Fast forward back to the present day; I am writing this article on the first day of October and Congress has yet to pass any significant piece of the aforementioned package, President Trump has started to cut deals with Democrats on funding issues, and Members of Congress are staring the 2018 mid-term elections right in the face. While many people have their own thoughts and opinions on what has happened in the last 9 months, or probably more likely have differing views on where to point the finger of blame, I wanted to take this time to fill in on some of the back story on why this agenda was an uphill struggle to begin with and why it might not be a surprise we are where we are.
During the 2016 election campaign, most political pundits believed that there was no way under the current political landscape that Republicans would be able to hang on to control of the Senate. When numerous, very vulnerable Republican Senators rode Donald Trump’s coattails to victory in the Midwest, it became clear that Republicans were going to keep control of the Senate, setting up Republican control of the White House, Senate, and House. Most Republicans were emboldened by this election victory “sweep” and began dreaming of what was to come: a long time coming repeal of Obamacare and tax cuts and reform the likes of which our country has rarely seen. In the House of Representatives, most people thought that after the emboldening election victories, Republicans would quickly be able to put their differences (which not too long before had brought forth the surprising resignation of John Boehner as the Speaker of the House) aside and the House would lead the charge on passing this multi-tiered legislative agenda. The House Republican conference is essentially split into 3 main groups: The Freedom Caucus (Ultra-Conservatives), the Tuesday Group (Moderates), and the remaining Leadership and rank and file member bloc, which tends to span the political spectrum. The Freedom Caucus, a relatively new faction of House Republican members holds enough members to block any piece of legislation from passing the House of Representatives when they stand together and history has shown us that this bloc tends to vote in unison for the most part.
Soon after gaveling in the 115th Congress, House Republican Leadership quickly designed a repeal and replace package behind closed doors and began the process of “selling” the package to the different Republican factions. They soon realized that each faction had their own issues with the package and after several attempts to change the language they ultimately passed a repeal and replace package by a very slim 217-213 vote.
Next up was the Senate, where in the wave of the election excitement, most people forgot one very little remembered, yet very important, Senate rule; most pieces of legislation need 60 votes, not a simple majority, to move forward in the Senate. Many were so excited that Republicans retained control of the Senate they overlooked the fact that Republicans would only hold 52 seats, meaning they would need 8 Democrats/Independents to come along side of them to pass most of the pieces of legislation. Ultimately the Senate attempted to use a tool called budget reconciliation in their attempt to repeal Obamacare, which would allow them to pass the repeal and replace package with a simple majority. In the end however they ran into similar issues that the House saw and they were not able to bring the separate factions of the Republican party into agreement on what the final package should look like and did not have the votes to simply pass the House passed version.
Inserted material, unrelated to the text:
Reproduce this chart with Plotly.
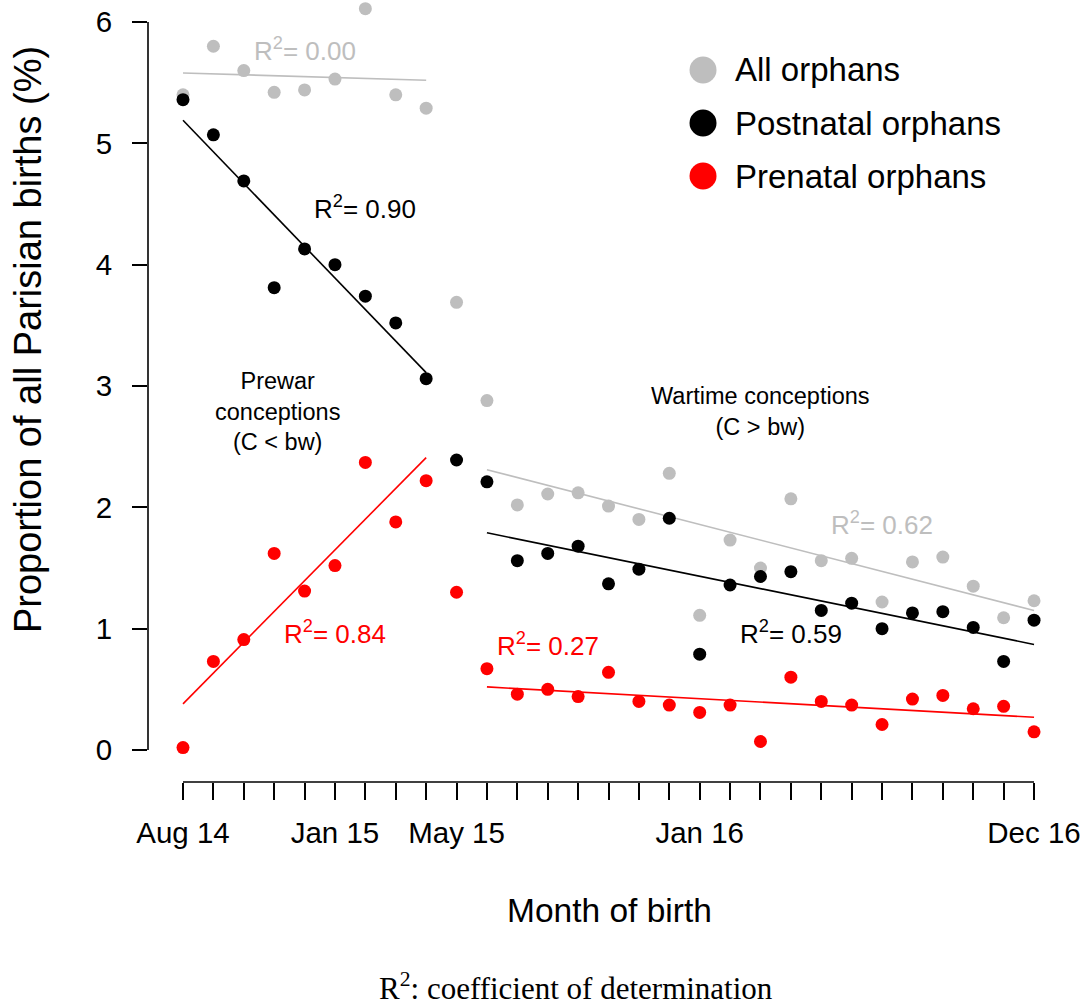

After many fits and starts, it appears that any attempt to repeal and replace Obamacare are dead for the foreseeable future and Congress and the White House are moving on to tax reform. While we are extremely hopeful that these efforts will prove to be fruitful, we hope that lessons were learned from the earlier healthcare fights and Leadership and the White House continue to engage the American people and Members of Congress as they craft their tax reform package. I would make the plea that you take the time to pick up the phone and call your Members of Congress to explain to them how important tax reform is to you and your business.
As an incentive to become engaged and also provide you with an update on our silica issue, let me take this time to relay a recent set of events with you. MCAA and our coalition partners in the construction industry have spent years fighting the new silica exposure rule, which the Occupational Safety and Health Administration (OSHA) finalized late last year. As you know from previous updates in this space, our coalition, as well as other organizations that have a stake in the rule, brought forth a lawsuit arguing that OSHA did not adequately show that this new rule was technologically and economically feasible. At the same time, we continued our outreach efforts to Capitol Hill and began talks with OSHA on what changes we hoped they would make to the rule.
Earlier this year, our coalition began having what we thought were productive talks with OSHA, and we were hopeful that OSHA would work with us to address our concerns. Then, without warning, OSHA abruptly cut off our talks and said they would be making no changes and enforcement would begin towards the end of September. We were shocked at this sudden change in stance from OSHA and immediately put our grassroots and shoe leather lobbying efforts into full force and began calling on our friends on Capitol Hill. The relationships were forged during our annual fly-ins, the ask was easy, and the results were spectacular. Many of you heeded our call and took time out of your day to pick up the phone and ask your Members of Congress to call the Secretary of Labor and share how egregious this sudden change of heart was and how this rule, as written, would have a drastic impact on the masonry industry and construction industry as a whole. Oh my, were your calls heard! Members of Congress immediately stood with us and called the Secretary the Labor. Letters were quickly written, signed by dozens of Members of Congress and sent to the White House. Not too long after these efforts started did we get word that the Secretary of Labor wanted to begin talks again with our coalition on improving this rule. This would not have happened without the many members of the MCAA picking up the phone and making their voices heard and I implore you to get engaged, stay engaged, and make your voice heard. You can and do make a difference when you engage your elected officials and the Mason Contractors Association of America is making a difference in Washington, D.C.